What Is Bioinformatics?
Biological data is proliferating rapidly. Public databases such as
GenBank and the Protein Data Bank have been growing exponentially for
some time now. With the advent of the World Wide Web and fast
Internet connections, the data
contained in these
databases and a great many
special-purpose programs can be accessed quickly, easily, and cheaply
from any location in the world. As a consequence, computer-based
tools now play an increasingly critical role in the advancement of
biological research.
Bioinformatics,
a rapidly evolving discipline, is the application of computational
tools and techniques to the management and analysis of biological
data. The term bioinformatics is relatively new, and as defined here,
it encroaches on such terms as "computational biology"

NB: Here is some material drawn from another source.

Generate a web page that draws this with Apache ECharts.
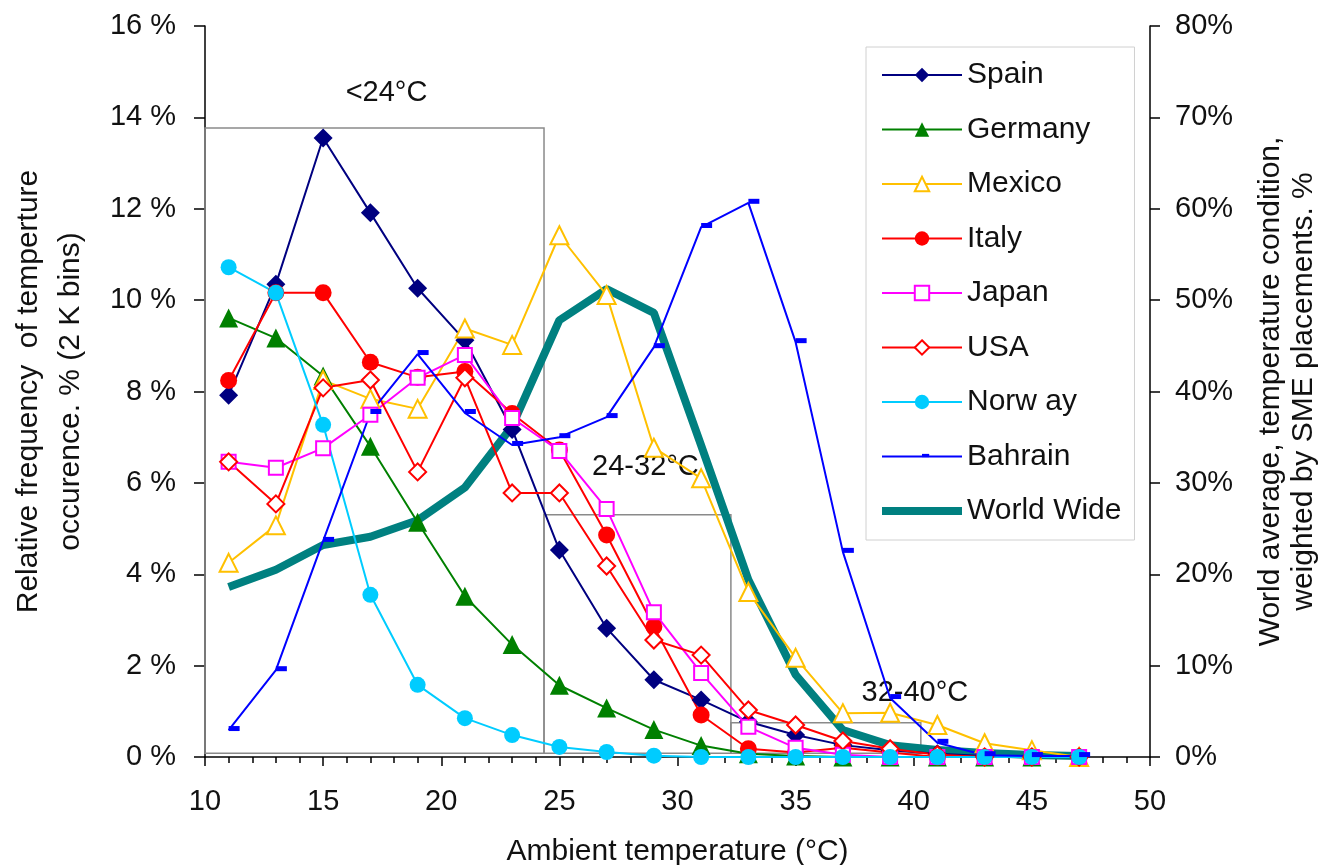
<!DOCTYPE html>
<html><head><meta charset="utf-8">
<script src="https://cdn.jsdelivr.net/npm/echarts/dist/echarts.min.js"></script>
<style>html,body{margin:0;padding:0;background:#fff}#c{width:1325px;height:865px}</style>
</head><body><div id="c"></div>
<script>
// ---- data ----
const temps = [11,13,15,17,19,21,23,25,27,29,31,33,35,37,39,41,43,45,47];
const spain   = [7.92,10.35,13.55,11.91,10.26,9.12,7.17,4.53,2.82,1.69,1.25,0.77,0.48,0.26,0.15,0.07,0.02,0,0];
const germany = [9.61,9.17,8.34,6.80,5.14,3.52,2.46,1.57,1.07,0.60,0.25,0.07,0.02,0,0,0,0,0,0];
const mexico  = [4.25,5.07,8.25,7.84,7.62,9.38,9.02,11.42,10.11,6.77,6.10,3.61,2.17,0.96,0.97,0.70,0.30,0.15,0];
const italy   = [8.24,10.16,10.16,8.64,8.31,8.44,7.52,6.72,4.86,2.85,0.92,0.18,0.10,0.20,0.10,0,0,0,0];
const japan   = [6.46,6.33,6.76,7.49,8.30,8.80,7.42,6.70,5.43,3.17,1.84,0.66,0.20,0.05,0,0,0,0,0];
const usa     = [6.46,5.54,8.08,8.25,6.24,8.30,5.78,5.78,4.18,2.56,2.23,1.03,0.70,0.35,0.18,0.05,0,0,0];
const norway  = [10.72,10.16,7.27,3.55,1.58,0.85,0.48,0.22,0.11,0.03,0,0,0,0,0,0,0,0,0];
const bahrain = [0.59,1.90,4.73,7.53,8.82,7.53,6.83,7.00,7.44,8.97,11.60,12.13,9.08,4.49,1.29,0.31,0.04,0.02,0.02];
const worldWide = [18.6,20.5,23.2,24.1,25.9,29.5,36.2,47.8,51.2,48.6,34.1,19.4,9.0,2.95,1.3,0.77,0.44,0.22,0.1]; // right axis, %

const seriesNames = ['Spain','Germany','Mexico','Italy','Japan','USA','Norw ay','Bahrain','World Wide'];
const leftTicks = [0,2,4,6,8,10,12,14,16];
const rightTicks = [0,10,20,30,40,50,60,70,80];
const xTicks = [10,15,20,25,30,35,40,45,50];

const bandLabels = ['<24°C','24-32°C','32-40°C'];
const bandX = [[10,24.35],[24.35,32.26],[32.26,40.3]];
const bandTop = [13.77,5.30,0.75];
const bandBottom = 0.08;

// ---- chart ----
const FONT = '"Liberation Sans", Arial, sans-serif';
const pts = arr => temps.map((t,i)=>[t,arr[i]]);
const bandOffsets = [[12,-15],[8,-28],[89,-9]];

function countrySeries(name, data, color, symbol, size, hollow, extra){
  return Object.assign({
    name, type:'line', data: pts(data), yAxisIndex:0,
    color,
    symbol, symbolSize: size, showAllSymbol:true,
    lineStyle:{color, width:2},
    itemStyle: hollow ? {color:'#fff', borderColor:color, borderWidth:2} : {color, borderWidth:0},
    emphasis:{disabled:true}, silent:true
  }, extra||{});
}

const chart = echarts.init(document.getElementById('c'), null, {renderer:'canvas'});
const bahrainSym = 'path://M-11,-11M11,11M0,-4h11v5h-11z';

const option = {
  animation:false,
  textStyle:{fontFamily:FONT},
  grid:{left:205, right:175, top:26, bottom:108, containLabel:false, outerBoundsMode:'none'},
  legend:{
    orient:'vertical', left:866, top:47,
    data: seriesNames.map(n => n === 'World Wide' ? {name:n, itemStyle:{opacity:0}} : {name:n}),
    padding:[13,13,14,12],
    itemWidth:80, itemHeight:18, itemGap:24.5,
    borderColor:'#d0d0d0', borderWidth:1,
    lineStyle:{width:'inherit'},
    textStyle:{fontFamily:FONT, fontSize:30, color:'#111', lineHeight:30},
    selectedMode:false
  },
  xAxis:{
    type:'value', min:10, max:50, interval:5,
    name:'Ambient temperature (°C)', nameLocation:'middle', nameGap:80,
    nameTextStyle:{fontFamily:FONT, fontSize:30, color:'#111'},
    axisLine:{show:true, onZero:false, lineStyle:{color:'#000', width:1.5}},
    axisTick:{show:true, length:9, lineStyle:{color:'#000', width:1.5}},
    minorTick:{show:true, splitNumber:5, length:6, lineStyle:{color:'#000', width:1.5}},
    splitLine:{show:false},
    axisLabel:{fontFamily:FONT, fontSize:29, color:'#111', margin:30,
      formatter: v => xTicks.includes(v) ? String(v) : ''}
  },
  yAxis:[{
    type:'value', min:0, max:16, interval:2, position:'left',
    name:'Relative frequency  of temperture\noccurence. % (2 K bins)',
    nameLocation:'middle', nameRotate:90, nameGap:113,
    nameTextStyle:{fontFamily:FONT, fontSize:30, color:'#111', lineHeight:42},
    axisLine:{show:true, lineStyle:{color:'#000', width:1.5}},
    axisTick:{show:true, length:11, lineStyle:{color:'#000', width:1.5}},
    splitLine:{show:false},
    axisLabel:{fontFamily:FONT, fontSize:29, color:'#111', margin:29,
      formatter: v => leftTicks.includes(v) ? v + ' %' : ''}
  },{
    type:'value', min:0, max:80, interval:10, position:'right',
    name:'World average, temperature condition,\nweighted by SME placements. %',
    nameLocation:'middle', nameRotate:90, nameGap:104,
    nameTextStyle:{fontFamily:FONT, fontSize:30, color:'#111', lineHeight:33},
    axisLine:{show:true, lineStyle:{color:'#000', width:1.5}},
    axisTick:{show:true, length:10, lineStyle:{color:'#000', width:1.5}},
    splitLine:{show:false},
    axisLabel:{fontFamily:FONT, fontSize:29, color:'#111', margin:25,
      formatter: v => rightTicks.includes(v) ? v + '%' : ''}
  }],
  series:[
    {
      name:'World Wide', type:'line', data: pts(worldWide), yAxisIndex:1,
      color:'#008080', symbol:'none', lineStyle:{color:'#008080', width:8},
      emphasis:{disabled:true}, silent:true, z:1
    },
    countrySeries('Spain', spain, '#000080', 'diamond', 19, false, {
      markArea:{
        silent:true,
        itemStyle:{color:'rgba(0,0,0,0)', borderColor:'#8a8a8a', borderWidth:1.5},
        label:{show:true, position:'top', fontFamily:FONT, fontSize:29, color:'#111'},
        data: bandLabels.map((lab,i)=>[
          {name:lab, xAxis:bandX[i][0], yAxis:bandTop[i], label:{offset:bandOffsets[i]}},
          {xAxis:bandX[i][1], yAxis:bandBottom}
        ])
      }
    }),
    countrySeries('Germany', germany, '#008000', 'triangle', 19, false),
    countrySeries('Mexico', mexico, '#FFC000', 'triangle', 18, true),
    countrySeries('Italy', italy, '#FF0000', 'circle', 17, false),
    countrySeries('Japan', japan, '#FF00FF', 'rect', 14, true),
    countrySeries('USA', usa, '#FF0000', 'diamond', 17, true),
    countrySeries('Norw ay', norway, '#00CCFF', 'circle', 16, false),
    countrySeries('Bahrain', bahrain, '#0000FF', bahrainSym, 22, false)
  ]
};
chart.setOption(option);
</script>
</body></html>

and others. The use of computers in biology research predates the
term bioinformatics by many years. For example, the determination of
3D protein structure from X-ray
crystallographic data has long relied on computer analysis. In this
book I refer to the use of computers in biological research as
bioinformatics. It's important to be aware, however, that
others may make different distinctions between the terms. In
particular, bioinformatics is often the term used when referring to
the data and the techniques used in large-scale sequencing and
analysis of entire genomes, such as C.
elegans, Arabidopsis, and
Homo sapiens.
What Bioinformatics Can Do
Here's a short example of bioinformatics in action. Let's
say you have discovered a very interesting segment of mouse DNA and
you suspect it may hold a clue to the development of fatal brain
tumors in humans. After sequencing the DNA, you perform a search of
Genbank and other data sources using web-based sequence alignment
tools such as BLAST. Although you find a few related sequences, you
don't get a direct match or any information that indicates a
link to the brain tumors you suspect exist. You know that the public
genetic databases are growing daily and rapidly. You would like to
perform your searches every day, comparing the results to the
previous searches, to see if anything new appears in the databases.
But this could take an hour or two each day! Luckily, you know Perl.
With a day's work, you write a program (using the Bioperl
module among other things) that automatically conducts a daily BLAST
search of Genbank for your DNA sequence, compares the results with
the previous day's results, and sends you email if there has
been any change. This program is so useful that you start running it
for other sequences as well, and your colleagues also start using it.
Within a few months, your day's worth of work has saved many
weeks of work for your community. This example is taken from real
life. There are now existing programs you can use for this purpose,
even web sites where you can submit your DNA sequence and your email
address, and they'll do all the work for you!
This is only a small example of what happens when you apply the power
of computation to a biological problem. This is bioinformatics.